The ability to effectively scale your business operation following venture capital funding is crucial. Increased headcount and tactical hires will no doubt be crucial to meeting ambitious revenue targets promised to investors. This scaling process should not be taken for granted, as the modern talent ecosystem is plagued with skill shortages, making it hard to find and keep talent. Effective talent recruitment in the modern climate requires a solid go-to-market strategy.
Know your target market
The marketing skills that you used to sell your product, and win your funding can also be used to help attract talent. Start by analysing and defining your target market for talent, developing a typical candidate profile for each of your key positions – so you know how to pitch your employer value proposition.
Employer Value Proposition
Without a strong employer value proposition, your fast-growth start-up will struggle to attract and retain talent. However, start-ups can’t reasonably expect to offer the same joining incentives as blue chips enterprises, so play to your strengths. For example, qualities such as: fresh and energizing start-up culture, opportunity for rapid promotion, varied/non-silo working, pioneering projects, and flexible hours are features which are intrinsic to start-up environments and which blue chips can’t easily replicate.

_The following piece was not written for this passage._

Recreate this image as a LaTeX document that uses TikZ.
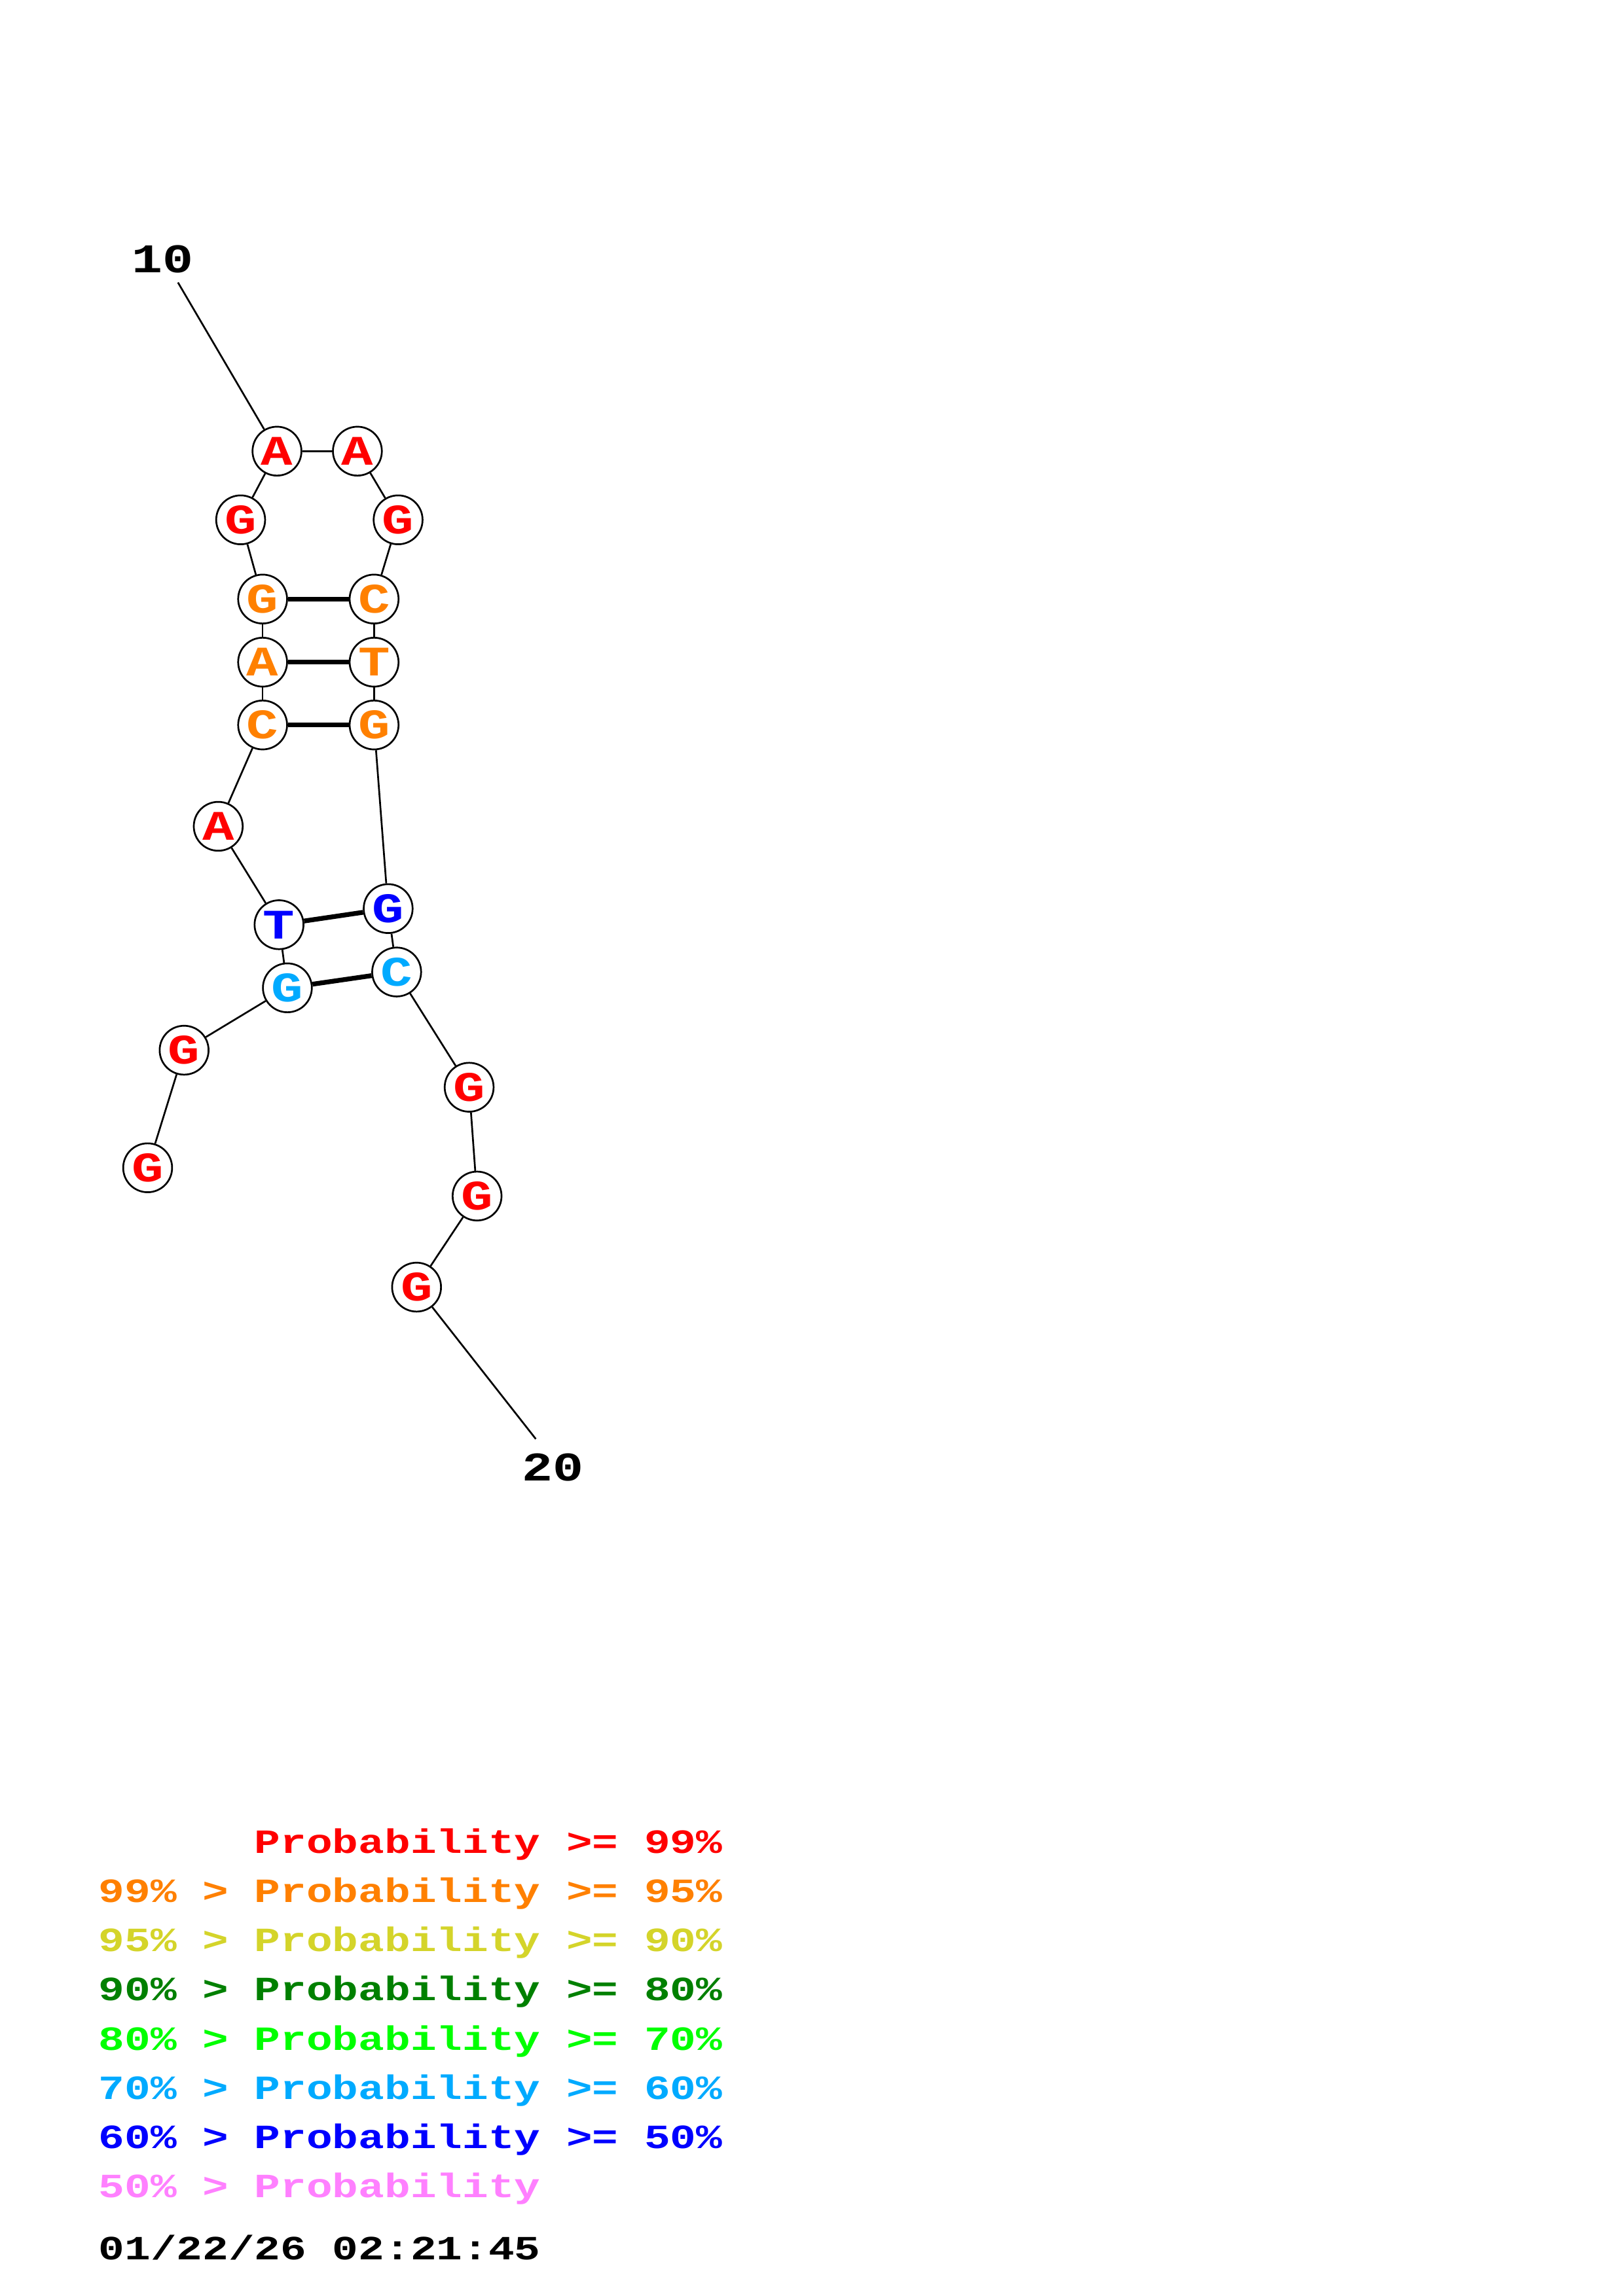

You’ll also be competing with venture capital funded start-ups too, so head on over to their websites to see what you can learn from how the start-up competition are pitching themselves. Look at their careers page, job descriptions, benefits, advertising channels, and their employer brand image to understand their talent recruitment strategy and match or even better it.
Gig Economy
Uber and Lyft were perhaps the two highest profile venture capital driven start-ups who were built on the gig economy. This new flexible talent ecosystem is arguably the fastest way to find highly skilled resources. It typically takes 3 days to hire on gig-work sites like Upwork, versus 2-3 months through typical jobs boards channels. While the gig economy is good, it’s not a magic wand, it is best suited for hiring temporary freelancers in a virtual capacity, and so should be deployed as part of a diversified talent acquisition strategy.
Employee referrals
Linked-In research shows that the number one way that people discover a new job is through a friend referral. You can set up an employee referral bonus scheme if you like, but research shows that just 6% of employees refer friends for money and recognition and most do it to help their friends and the company. So, build a great company culture and employer value proposition, then solicit your staff for referrals, and it could be a great channel for talent recruitment.
Jobs Boards
Jobs boards remain an effective way to find talent, but, increasingly, candidates are looking for jobs via alternative channels such as friend referrals, social recruitment and the Gig Economy. Jobs boards may work well for some roles and not for others and you’ll need to experiment with multiple advertising channels to see what works best in each circumstance.
Talent Acquisition Companies
For hard-to-fill roles you may need to engage the services of a talent acquisition company. Such specialist companies come with fees, but they normally offset their costs due to their unrivalled speed-of-hire which leads to reduced empty-desk time.
Assessment is necessary
Avoid recruiting based purely on informal chats, because although a commonly adopted approach, it’s the least reliable form of assessment, and much less reliable than a standardized, structured interview based on identified key competencies for the role.
Evaluating previous work samples is a very effective and reliable form of assessment, and generally more reliable than formal skill tests.
Far from being overkill, personality assessment is a worthwhile endeavour in a post-venture capital start-up environment. You can either buy in third-party assessments to ascertain behavioural tendencies or you can do it yourself using behavioural interview questions. For example, the universal behavioural qualities that fast-growth start-ups tend to require are adaptability, flexibility and an ability to take on more responsibility when needed. Knowing this, you could ask candidates to give examples of when they have shown these specific behaviours.
Pre-employment screening
No matter how you recruit, it’s vital that you properly background check your staff as research shows that nearly a third of UK workers are willing to lie on their CV to get a job. You need to conduct candidate reference checks of all your new hires, (even if it is a referral), as you cannot automatically trust what you see on a CV.
The reality is that after venture-funding the stakes are raised and you probably can’t go about hiring in the same way you have up until that point. Your investors will expect to see increased levels of professionalism in the way you go about finding, hiring and retaining staff.